Today, I had my t-shirt instead of a sign. So I shouldn't get in trouble, right? Wrong. I got in trouble for having a cup with money in it on the floor. However, members who had heard about what I was doing told their friends and people gave me $83 with no sign or cup.
This may be a lot like the homeless individuals who have been on the streets in a neighborhood for a long time and have folks who support them and help them get the food and other things they need for their daily survival.
Yet, it's easy to forget about such things in the midst of such great change. One of the reasons I have called this venture begging for change is because the ELCA's was (as it has been for 20 years) talking about the ability for queer folk to get married and to be ordained. Both passed today.
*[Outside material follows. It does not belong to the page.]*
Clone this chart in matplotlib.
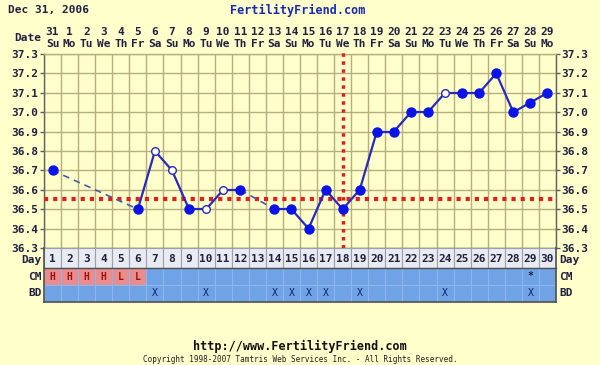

See the New York Times article I'm quoted in.
These issues are connected for me because so many of the homeless in San Francisco are actually from the Midwest. They fled the homophobia (real or perceived) in their communities, only to arrive in the most expensive city to live in and the city with the highest addiction rate.
The homeless called me pastor, during the time when I was unwilling to fight to become a pastor in the ELCA because of the discriminatory policies. My response would be to explain the carefully nuanced stance of the ELCA, after which they would simply nod their head and say: "whatever Pastor!'
Obviously I eventually gave in and became a pastor. And so believing in the priesthood of all believers (and to return the favor) I venture to the streets again and again reminding the homeless that they are pastors too. And even though the church too often only sends pastors to those who can afford them, or can afford a church building, they are very worthy of love and care.
In this my 8th year of working as the Executive Director of WELCOME, I confess that the homeless have taught me more about scripture, faith and humility than I feel I have been able to offer them.
So today I pray for all those who have not yet received the news that they are pastors. I pray for those who did not live to see this day. Good night sweet followers.